Weber has a luxury by leveraging the experience of upperclassmen while appreciating how the influx of underclassmen will be a competitive force for the next three or four years.
He relies on the older runners to set an example for the youngsters, while at the same time counting on the underclassman to push the juniors and seniors to new heights.
“I want to encourage and give advice,” said Levi Schilter, the team’s co-captain alongside Davis who was voted as the captain of the NWCHS track team as a sophomore last year. “It’s a way to pay it forward and help us as a team.”
In any sport, competing at the varsity level as a freshmen can be a challenge. In cross country, it is especially difficult, given that the jump between middle school and high school competition is extremely wide. Most often, runners come into high school with little or no coaching and do not comprehend the challenges they will face at the next level. Thanks to the coaching of Weber, assistant coach Mike Michael and Weber’s wife Julie, the transition for runners such as Kimminau and Luke Schilter has been made easier.
“It’s so hard compared to middle school but now that I’m with rest of team, it’s better and I’ve adjusted,” said Kimminau, who Weber says is among the best freshmen runners in the entire state. “The coaches have helped a lot and the girls are great. Everyone is a great runner and can push me.”
“The transition was tough since it’s my first time running cross country,” said Luke Schilter, whose family owns Schilter Farms in Olympia. “For my success, I would have to thank my coach, family and teammates. My big brother shows me how to pace myself. Without him, I don’t think I would’ve done as well as I have.”
Weber has seen a large amount of his runners move on to compete at the collegiate level, including Lucas Graham (California Baptist University), Justin Holden (Corban University) and Weber’s own daughter Elizabeth (Corban University). Along with the state trophies, collegiate runners provides proof that Weber’s system works.
“We focus a lot on tradition, which sometime is a lost art in our culture,” said Weber, who took over as head coach in 2011 after the legendary Bill Kehoe retired. “It means a lot here, and we bring those runners that moved on to the next level back all the time.
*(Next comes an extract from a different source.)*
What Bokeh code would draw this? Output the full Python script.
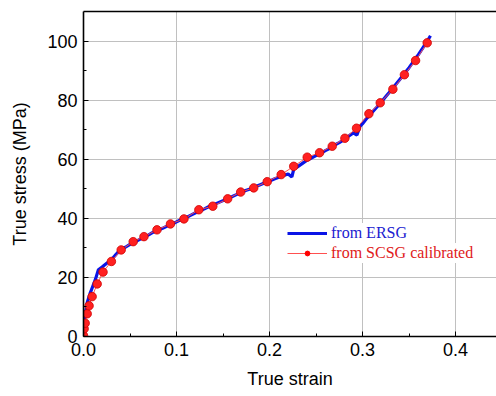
from bokeh.plotting import figure
from bokeh.models import (Range1d, FixedTicker, PrintfTickFormatter, LinearAxis,
                          Legend, LegendItem)
from bokeh.embed import file_html
from bokeh.resources import INLINE

# ERSG measurement (blue line)
ersg_strain = [0.0, 0.002, 0.004, 0.007, 0.010, 0.013, 0.016, 0.020, 0.025, 0.030,
               0.035, 0.040, 0.045, 0.050, 0.055, 0.060, 0.065, 0.070, 0.075, 0.080,
               0.085, 0.090, 0.095, 0.100, 0.105, 0.110, 0.115, 0.120, 0.125, 0.130,
               0.135, 0.140, 0.145, 0.150, 0.155, 0.160, 0.165, 0.170, 0.175, 0.180,
               0.185, 0.190, 0.195, 0.200, 0.205, 0.210, 0.215, 0.220, 0.224, 0.226,
               0.230, 0.235, 0.240, 0.245, 0.250, 0.255, 0.260, 0.265, 0.270, 0.275,
               0.280, 0.285, 0.290, 0.294, 0.297, 0.300, 0.305, 0.310, 0.315, 0.320,
               0.325, 0.330, 0.335, 0.340, 0.345, 0.350, 0.355, 0.360, 0.365, 0.370,
               0.373]
ersg_stress = [4.0, 8.0, 11.5, 14.5, 17.0, 19.5, 22.6, 23.5, 24.8, 26.0,
               27.8, 29.5, 30.2, 31.2, 32.0, 32.8, 33.6, 34.4, 35.3, 36.0,
               36.6, 37.4, 38.0, 38.8, 39.6, 40.2, 41.0, 41.8, 42.5, 43.2,
               44.0, 44.6, 45.3, 46.0, 46.8, 47.4, 48.1, 48.9, 49.5, 50.0,
               50.8, 51.4, 52.0, 52.6, 53.3, 53.9, 54.5, 55.0, 54.0, 56.6,
               57.4, 58.5, 59.6, 60.4, 61.2, 62.0, 62.9, 63.7, 64.8, 65.6,
               66.6, 67.8, 68.9, 68.2, 71.0, 72.0, 74.0, 75.8, 77.5, 79.3,
               81.2, 83.1, 85.0, 87.0, 89.0, 91.0, 93.2, 95.4, 97.8, 100.2,
               101.8]

# SCSG calibrated (red dots)
scsg_strain = [0.0, 0.0007, 0.0018, 0.004, 0.006, 0.0093, 0.0147, 0.021, 0.030, 0.0405,
               0.0534, 0.065, 0.079, 0.0935, 0.108, 0.124, 0.139, 0.155, 0.169, 0.183,
               0.1975, 0.2125, 0.226, 0.2405, 0.2538, 0.2674, 0.281, 0.2935, 0.3068, 0.319,
               0.3326, 0.345, 0.357, 0.3695]
scsg_stress = [0.3, 2.6, 4.5, 7.7, 10.4, 13.5, 17.8, 21.8, 25.4, 29.3,
               32.1, 33.8, 36.1, 38.1, 39.8, 42.9, 44.1, 46.6, 48.9, 50.3,
               52.4, 54.8, 57.6, 60.7, 62.2, 64.4, 67.1, 70.5, 75.4, 79.1,
               83.7, 88.6, 93.4, 99.4]

x_ticks = [0.0, 0.1, 0.2, 0.3, 0.4]
x_minor = [0.05, 0.15, 0.25, 0.35]
y_ticks = [0, 20, 40, 60, 80, 100]
y_minor = [10, 30, 50, 70, 90]

FONT = "Liberation Sans"

p = figure(width=496, height=396, output_backend="svg", toolbar_location=None,
           x_range=Range1d(0, 0.444), y_range=Range1d(0, 110),
           min_border_left=83, min_border_right=0, min_border_top=11,
           min_border_bottom=60)
p.outline_line_color = None
p.background_fill_color = "white"
p.border_fill_color = "white"

for ax, ticks, minor in ((p.xaxis[0], x_ticks, x_minor), (p.yaxis[0], y_ticks, y_minor)):
    ax.ticker = FixedTicker(ticks=ticks, minor_ticks=minor)
    ax.axis_line_width = 1.6
    ax.axis_line_color = "black"
    ax.major_tick_in = 5
    ax.major_tick_out = 0
    ax.minor_tick_in = 3
    ax.minor_tick_out = 0
    ax.major_tick_line_color = "black"
    ax.minor_tick_line_color = "black"
    ax.major_label_text_font = FONT
    ax.major_label_text_font_size = "18px"
    ax.major_label_text_color = "black"
    ax.axis_label_text_font = FONT
    ax.axis_label_text_font_size = "18px"
    ax.axis_label_text_font_style = "normal"
    ax.axis_label_text_color = "black"
    ax.major_label_standoff = 6

p.xaxis[0].formatter = PrintfTickFormatter(format="%.1f")
p.xaxis[0].axis_label = "True strain"
p.xaxis[0].axis_label_standoff = 10
p.yaxis[0].axis_label = "True stress (MPa)"
p.yaxis[0].axis_label_standoff = 14

top = LinearAxis(major_tick_in=0, major_tick_out=0, minor_tick_in=0, minor_tick_out=0,
                 major_label_text_font_size="0px", axis_line_width=1.6,
                 axis_line_color="black", ticker=FixedTicker(ticks=[]))
p.add_layout(top, "above")

p.xgrid.ticker = FixedTicker(ticks=x_ticks)
p.ygrid.ticker = FixedTicker(ticks=y_ticks)
p.grid.grid_line_color = "#c0c0c0"
p.grid.grid_line_width = 1

blue = p.line(ersg_strain, ersg_stress, line_color="#0a14e6", line_width=3.2)
red_line = p.line(scsg_strain, scsg_stress, line_color="#ff5050", line_width=1)
red_small = p.scatter(scsg_strain, scsg_stress, size=6, fill_color="#ff0000",
                      line_color="#ff0000")
red_dots = p.scatter(scsg_strain, scsg_stress, size=8.5, fill_color="#ff2020",
                     line_color="#d00000", line_width=0.8)

common = dict(border_line_color=None, background_fill_color="white",
              background_fill_alpha=1.0, padding=0, margin=0, spacing=0,
              glyph_width=40, glyph_height=12, label_height=20, label_standoff=4,
              label_text_font="Liberation Serif", label_text_font_size="16px")

leg1 = Legend(items=[LegendItem(label="from ERSG", renderers=[blue])],
              location=(204, 93), label_text_color="#2020d0", **common)
leg2 = Legend(items=[LegendItem(label="from SCSG calibrated",
                                renderers=[red_line, red_small])],
              location=(204, 73), label_text_color="#e02020", **common)
p.add_layout(leg1, "center")
p.add_layout(leg2, "center")

open("out.html", "w").write(file_html(p, INLINE))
Every runner has a plan we give them, and we can show them examples first hand of how those plans have worked.”
Instead of ‘trust’ between the coaches and the NWCHS runners, Weber uses a different word.
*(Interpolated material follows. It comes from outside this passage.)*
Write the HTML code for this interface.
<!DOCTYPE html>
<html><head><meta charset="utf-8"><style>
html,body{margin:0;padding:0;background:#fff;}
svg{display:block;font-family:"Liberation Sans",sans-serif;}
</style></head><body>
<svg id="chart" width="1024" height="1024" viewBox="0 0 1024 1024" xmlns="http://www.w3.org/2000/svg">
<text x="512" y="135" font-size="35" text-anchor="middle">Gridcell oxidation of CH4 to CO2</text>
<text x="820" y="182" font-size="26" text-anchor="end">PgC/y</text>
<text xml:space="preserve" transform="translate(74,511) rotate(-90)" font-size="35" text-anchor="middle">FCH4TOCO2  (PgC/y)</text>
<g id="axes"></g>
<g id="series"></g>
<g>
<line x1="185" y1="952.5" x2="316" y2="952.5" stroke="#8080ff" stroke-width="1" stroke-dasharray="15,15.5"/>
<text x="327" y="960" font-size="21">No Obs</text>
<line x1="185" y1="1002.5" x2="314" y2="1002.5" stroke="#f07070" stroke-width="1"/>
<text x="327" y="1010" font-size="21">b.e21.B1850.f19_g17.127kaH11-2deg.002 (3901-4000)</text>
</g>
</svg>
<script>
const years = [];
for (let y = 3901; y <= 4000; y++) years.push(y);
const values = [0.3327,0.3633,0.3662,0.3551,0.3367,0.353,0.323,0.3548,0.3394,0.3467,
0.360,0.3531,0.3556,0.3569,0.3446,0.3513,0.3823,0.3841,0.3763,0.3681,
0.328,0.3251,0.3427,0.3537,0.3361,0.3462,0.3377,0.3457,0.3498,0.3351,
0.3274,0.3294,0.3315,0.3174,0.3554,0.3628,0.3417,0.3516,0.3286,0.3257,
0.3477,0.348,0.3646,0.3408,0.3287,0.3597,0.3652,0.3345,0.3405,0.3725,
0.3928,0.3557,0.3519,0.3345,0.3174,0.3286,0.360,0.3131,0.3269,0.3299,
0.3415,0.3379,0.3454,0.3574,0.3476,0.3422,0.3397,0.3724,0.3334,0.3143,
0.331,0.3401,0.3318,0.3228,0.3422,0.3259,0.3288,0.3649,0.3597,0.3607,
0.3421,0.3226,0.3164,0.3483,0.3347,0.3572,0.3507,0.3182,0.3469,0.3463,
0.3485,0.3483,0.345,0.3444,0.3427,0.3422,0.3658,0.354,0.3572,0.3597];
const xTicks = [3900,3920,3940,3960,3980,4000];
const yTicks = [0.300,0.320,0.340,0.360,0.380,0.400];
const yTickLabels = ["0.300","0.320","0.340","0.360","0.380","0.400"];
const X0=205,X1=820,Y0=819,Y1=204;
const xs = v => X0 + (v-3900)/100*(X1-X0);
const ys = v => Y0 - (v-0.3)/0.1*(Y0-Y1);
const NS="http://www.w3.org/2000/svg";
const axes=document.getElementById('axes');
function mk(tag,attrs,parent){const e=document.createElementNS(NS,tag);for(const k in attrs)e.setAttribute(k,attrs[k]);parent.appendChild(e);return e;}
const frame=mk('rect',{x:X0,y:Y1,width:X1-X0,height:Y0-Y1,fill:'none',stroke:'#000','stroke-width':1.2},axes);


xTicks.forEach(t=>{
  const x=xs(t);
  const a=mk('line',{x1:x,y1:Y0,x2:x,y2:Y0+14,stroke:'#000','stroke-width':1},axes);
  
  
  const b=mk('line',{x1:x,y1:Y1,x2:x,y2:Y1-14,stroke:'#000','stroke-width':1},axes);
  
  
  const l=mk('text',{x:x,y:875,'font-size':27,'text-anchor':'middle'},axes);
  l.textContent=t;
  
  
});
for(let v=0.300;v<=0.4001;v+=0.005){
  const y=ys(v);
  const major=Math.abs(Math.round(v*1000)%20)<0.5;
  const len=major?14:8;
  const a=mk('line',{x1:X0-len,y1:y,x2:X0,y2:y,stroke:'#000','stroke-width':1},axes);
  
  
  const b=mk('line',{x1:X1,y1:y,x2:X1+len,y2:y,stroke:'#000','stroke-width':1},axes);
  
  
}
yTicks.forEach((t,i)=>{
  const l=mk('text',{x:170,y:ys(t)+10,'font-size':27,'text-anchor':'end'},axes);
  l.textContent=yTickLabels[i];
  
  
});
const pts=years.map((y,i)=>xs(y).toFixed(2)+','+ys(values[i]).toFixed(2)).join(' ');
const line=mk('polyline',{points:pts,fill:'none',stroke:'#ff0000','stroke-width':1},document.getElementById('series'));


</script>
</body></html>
“I would use a stronger word. We love these kids,” said Weber. “There is a real honesty between everyone. Things don’t always go well, so it’s essential we rely on our relationships to get through those tough times.”
The tradition of success in the program is a highly motivating factor for the Navigator runners, as it continually pushes them to work harder.
“Yes, it’s very nerve-racking because we’ve won state seven years in a row,” said McSheffery. “We don’t want to break the streak.”
“I want to make it big, just like them,” said sophomore Lina Hoffman, an alternate on the state championship roster as a freshmen last season. “You want to be part of the legacy here.”
For Weber, the low race times and high finishes at meets and the state championships pale in comparison to the admiration he has for his athletes and their parents.
“I say it all the time, we have state championship parents here. They are always helping with whatever we’re doing at the time,” said Weber. “And any coach is as good as his or her athlete’s work ethic and desire to improve. I’ve been blessed to be a part of this program that was really started by Kehoe. I think we’ve done a great job at continuing the tradition.”